● Supplied material:
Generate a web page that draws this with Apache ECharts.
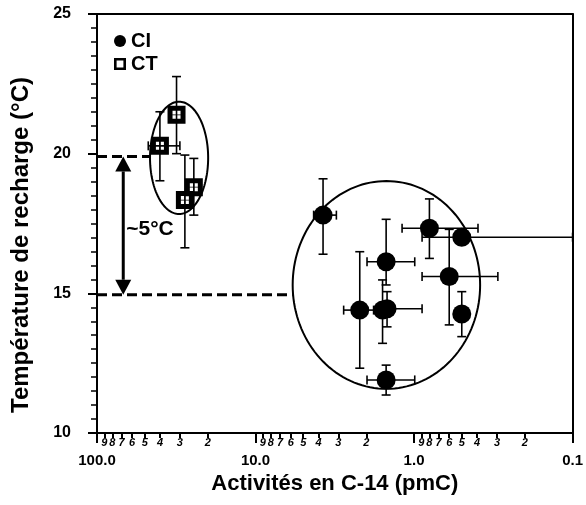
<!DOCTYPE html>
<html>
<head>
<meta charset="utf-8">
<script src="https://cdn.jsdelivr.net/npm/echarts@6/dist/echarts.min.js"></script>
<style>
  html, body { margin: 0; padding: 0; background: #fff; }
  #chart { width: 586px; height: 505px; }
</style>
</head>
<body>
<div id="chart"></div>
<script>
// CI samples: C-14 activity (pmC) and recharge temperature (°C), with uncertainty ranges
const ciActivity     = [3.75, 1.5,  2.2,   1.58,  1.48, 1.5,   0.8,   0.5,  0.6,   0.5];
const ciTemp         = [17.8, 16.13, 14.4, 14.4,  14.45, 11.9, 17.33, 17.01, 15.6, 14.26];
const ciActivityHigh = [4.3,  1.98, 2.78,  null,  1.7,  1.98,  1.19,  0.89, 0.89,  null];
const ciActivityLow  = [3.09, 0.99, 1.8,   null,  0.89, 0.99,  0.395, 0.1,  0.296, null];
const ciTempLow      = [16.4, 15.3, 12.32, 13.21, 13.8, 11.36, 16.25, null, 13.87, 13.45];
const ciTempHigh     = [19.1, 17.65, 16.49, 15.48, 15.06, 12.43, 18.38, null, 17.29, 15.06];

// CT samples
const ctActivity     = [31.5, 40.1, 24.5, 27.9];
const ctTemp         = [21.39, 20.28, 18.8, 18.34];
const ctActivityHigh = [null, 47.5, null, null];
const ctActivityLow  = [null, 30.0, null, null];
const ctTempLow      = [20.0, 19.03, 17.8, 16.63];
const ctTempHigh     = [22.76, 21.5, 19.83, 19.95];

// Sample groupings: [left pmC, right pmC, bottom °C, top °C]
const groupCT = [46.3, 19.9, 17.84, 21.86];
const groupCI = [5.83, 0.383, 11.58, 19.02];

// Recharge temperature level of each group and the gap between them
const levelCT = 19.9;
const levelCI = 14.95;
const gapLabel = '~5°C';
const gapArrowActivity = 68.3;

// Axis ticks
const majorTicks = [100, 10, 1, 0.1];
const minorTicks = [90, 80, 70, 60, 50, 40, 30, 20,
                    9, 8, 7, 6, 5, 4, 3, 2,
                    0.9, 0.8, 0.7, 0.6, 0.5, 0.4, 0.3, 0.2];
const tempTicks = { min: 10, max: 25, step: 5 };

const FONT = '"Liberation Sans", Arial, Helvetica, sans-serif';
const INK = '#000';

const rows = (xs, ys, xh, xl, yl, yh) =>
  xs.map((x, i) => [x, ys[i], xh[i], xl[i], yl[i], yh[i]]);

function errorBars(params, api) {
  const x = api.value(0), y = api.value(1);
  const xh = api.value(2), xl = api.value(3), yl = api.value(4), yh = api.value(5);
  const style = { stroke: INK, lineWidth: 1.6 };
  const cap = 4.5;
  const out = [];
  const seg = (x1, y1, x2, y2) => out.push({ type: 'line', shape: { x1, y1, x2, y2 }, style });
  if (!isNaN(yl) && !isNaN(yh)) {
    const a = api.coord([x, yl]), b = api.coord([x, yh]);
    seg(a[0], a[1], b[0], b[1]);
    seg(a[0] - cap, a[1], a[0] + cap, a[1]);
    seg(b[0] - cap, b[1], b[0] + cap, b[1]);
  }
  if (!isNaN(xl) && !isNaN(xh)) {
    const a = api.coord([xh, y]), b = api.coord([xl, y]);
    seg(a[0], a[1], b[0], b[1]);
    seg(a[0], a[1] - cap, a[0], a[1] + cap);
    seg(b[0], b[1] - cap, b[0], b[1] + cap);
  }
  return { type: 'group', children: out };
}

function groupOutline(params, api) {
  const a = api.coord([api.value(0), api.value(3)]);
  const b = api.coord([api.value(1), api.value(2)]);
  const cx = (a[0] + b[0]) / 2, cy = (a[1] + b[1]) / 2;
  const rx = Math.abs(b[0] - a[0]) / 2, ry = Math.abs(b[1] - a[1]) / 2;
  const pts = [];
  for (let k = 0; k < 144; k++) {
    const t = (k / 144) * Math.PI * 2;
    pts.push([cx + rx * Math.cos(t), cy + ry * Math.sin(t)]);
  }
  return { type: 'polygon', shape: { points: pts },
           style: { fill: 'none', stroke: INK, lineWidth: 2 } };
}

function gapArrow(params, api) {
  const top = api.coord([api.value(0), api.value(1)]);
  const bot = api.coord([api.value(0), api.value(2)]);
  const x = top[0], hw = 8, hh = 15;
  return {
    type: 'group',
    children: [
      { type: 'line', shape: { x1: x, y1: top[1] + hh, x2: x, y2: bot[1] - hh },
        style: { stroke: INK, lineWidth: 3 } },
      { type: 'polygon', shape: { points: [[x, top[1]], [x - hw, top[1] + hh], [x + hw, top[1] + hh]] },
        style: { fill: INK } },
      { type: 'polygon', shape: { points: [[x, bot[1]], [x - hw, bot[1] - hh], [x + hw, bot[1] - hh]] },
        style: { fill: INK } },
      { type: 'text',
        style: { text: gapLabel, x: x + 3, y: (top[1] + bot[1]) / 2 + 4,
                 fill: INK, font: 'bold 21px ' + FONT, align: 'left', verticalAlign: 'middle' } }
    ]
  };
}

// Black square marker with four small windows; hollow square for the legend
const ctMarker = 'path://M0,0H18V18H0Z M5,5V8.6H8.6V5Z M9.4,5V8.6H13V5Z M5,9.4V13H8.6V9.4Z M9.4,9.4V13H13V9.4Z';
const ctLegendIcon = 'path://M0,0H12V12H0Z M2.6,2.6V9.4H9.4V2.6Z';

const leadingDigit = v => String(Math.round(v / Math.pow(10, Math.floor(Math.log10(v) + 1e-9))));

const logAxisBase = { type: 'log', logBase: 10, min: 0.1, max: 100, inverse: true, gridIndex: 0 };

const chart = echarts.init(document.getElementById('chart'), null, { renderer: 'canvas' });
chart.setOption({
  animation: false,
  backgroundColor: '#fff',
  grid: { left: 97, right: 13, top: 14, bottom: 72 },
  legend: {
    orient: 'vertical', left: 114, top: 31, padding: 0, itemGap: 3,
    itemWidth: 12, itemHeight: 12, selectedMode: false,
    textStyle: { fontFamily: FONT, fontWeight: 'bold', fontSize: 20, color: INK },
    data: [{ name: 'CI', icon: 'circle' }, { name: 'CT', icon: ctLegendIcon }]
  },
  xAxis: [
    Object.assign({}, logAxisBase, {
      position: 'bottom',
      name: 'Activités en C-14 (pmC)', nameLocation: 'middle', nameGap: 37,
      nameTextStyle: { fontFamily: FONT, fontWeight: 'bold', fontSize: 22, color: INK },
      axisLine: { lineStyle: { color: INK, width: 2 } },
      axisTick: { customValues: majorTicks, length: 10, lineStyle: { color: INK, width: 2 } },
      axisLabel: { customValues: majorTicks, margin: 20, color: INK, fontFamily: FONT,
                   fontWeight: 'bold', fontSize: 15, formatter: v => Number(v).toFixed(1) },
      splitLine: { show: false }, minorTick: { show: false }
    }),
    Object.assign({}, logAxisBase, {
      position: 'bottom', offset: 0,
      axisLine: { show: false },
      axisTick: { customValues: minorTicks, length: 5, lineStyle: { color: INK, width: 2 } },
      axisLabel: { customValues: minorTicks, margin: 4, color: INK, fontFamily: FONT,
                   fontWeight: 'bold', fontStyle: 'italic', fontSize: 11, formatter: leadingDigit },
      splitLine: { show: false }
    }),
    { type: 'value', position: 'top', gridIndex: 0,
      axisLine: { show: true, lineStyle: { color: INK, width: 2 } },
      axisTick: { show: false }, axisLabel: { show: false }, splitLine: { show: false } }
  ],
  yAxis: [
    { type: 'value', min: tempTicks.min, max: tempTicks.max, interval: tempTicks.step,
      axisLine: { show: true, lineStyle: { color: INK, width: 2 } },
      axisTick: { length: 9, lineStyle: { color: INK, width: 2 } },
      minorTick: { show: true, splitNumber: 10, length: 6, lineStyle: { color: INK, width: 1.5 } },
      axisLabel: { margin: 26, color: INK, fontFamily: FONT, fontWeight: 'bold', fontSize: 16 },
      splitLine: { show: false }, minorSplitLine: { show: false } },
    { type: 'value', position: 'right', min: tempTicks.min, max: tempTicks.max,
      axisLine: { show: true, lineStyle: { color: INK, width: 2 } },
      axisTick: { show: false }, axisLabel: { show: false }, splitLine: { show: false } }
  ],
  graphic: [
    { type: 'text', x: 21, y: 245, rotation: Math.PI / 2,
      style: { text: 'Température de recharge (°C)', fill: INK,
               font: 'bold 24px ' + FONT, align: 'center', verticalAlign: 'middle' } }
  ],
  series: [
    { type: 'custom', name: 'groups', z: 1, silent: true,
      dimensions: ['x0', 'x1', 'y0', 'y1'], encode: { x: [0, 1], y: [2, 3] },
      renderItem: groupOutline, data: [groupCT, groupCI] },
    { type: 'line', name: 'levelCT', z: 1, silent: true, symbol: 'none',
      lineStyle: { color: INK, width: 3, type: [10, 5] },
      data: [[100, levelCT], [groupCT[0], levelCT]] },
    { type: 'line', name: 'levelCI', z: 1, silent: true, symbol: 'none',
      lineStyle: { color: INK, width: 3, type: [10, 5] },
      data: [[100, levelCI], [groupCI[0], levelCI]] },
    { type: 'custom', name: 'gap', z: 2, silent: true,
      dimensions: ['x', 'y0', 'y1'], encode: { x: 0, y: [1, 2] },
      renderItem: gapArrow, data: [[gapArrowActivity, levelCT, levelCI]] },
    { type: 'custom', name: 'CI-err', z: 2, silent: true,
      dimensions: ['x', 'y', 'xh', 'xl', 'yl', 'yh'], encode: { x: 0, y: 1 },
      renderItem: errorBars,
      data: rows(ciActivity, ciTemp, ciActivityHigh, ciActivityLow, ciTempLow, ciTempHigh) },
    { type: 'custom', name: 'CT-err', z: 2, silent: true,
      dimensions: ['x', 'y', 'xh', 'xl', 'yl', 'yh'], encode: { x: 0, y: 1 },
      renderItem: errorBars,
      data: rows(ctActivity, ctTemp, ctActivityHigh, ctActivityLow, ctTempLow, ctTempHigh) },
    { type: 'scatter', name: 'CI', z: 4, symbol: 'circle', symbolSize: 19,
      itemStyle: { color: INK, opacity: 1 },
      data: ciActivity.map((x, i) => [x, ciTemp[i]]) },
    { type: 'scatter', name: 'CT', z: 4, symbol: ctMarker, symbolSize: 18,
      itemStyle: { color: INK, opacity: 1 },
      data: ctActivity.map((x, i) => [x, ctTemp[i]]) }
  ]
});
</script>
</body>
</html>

● To be done: Begin at the first line of the material and copy each line exactly through the one containing "null, 17.29, 15.06];". Omit pictures.

● Written answer:
Generate a web page that draws this with Apache ECharts.
<!DOCTYPE html>
<html>
<head>
<meta charset="utf-8">
<script src="https://cdn.jsdelivr.net/npm/echarts@6/dist/echarts.min.js"></script>
<style>
  html, body { margin: 0; padding: 0; background: #fff; }
  #chart { width: 586px; height: 505px; }
</style>
</head>
<body>
<div id="chart"></div>
<script>
// CI samples: C-14 activity (pmC) and recharge temperature (°C), with uncertainty ranges
const ciActivity     = [3.75, 1.5,  2.2,   1.58,  1.48, 1.5,   0.8,   0.5,  0.6,   0.5];
const ciTemp         = [17.8, 16.13, 14.4, 14.4,  14.45, 11.9, 17.33, 17.01, 15.6, 14.26];
const ciActivityHigh = [4.3,  1.98, 2.78,  null,  1.7,  1.98,  1.19,  0.89, 0.89,  null];
const ciActivityLow  = [3.09, 0.99, 1.8,   null,  0.89, 0.99,  0.395, 0.1,  0.296, null];
const ciTempLow      = [16.4, 15.3, 12.32, 13.21, 13.8, 11.36, 16.25, null, 13.87, 13.45];
const ciTempHigh     = [19.1, 17.65, 16.49, 15.48, 15.06, 12.43, 18.38, null, 17.29, 15.06];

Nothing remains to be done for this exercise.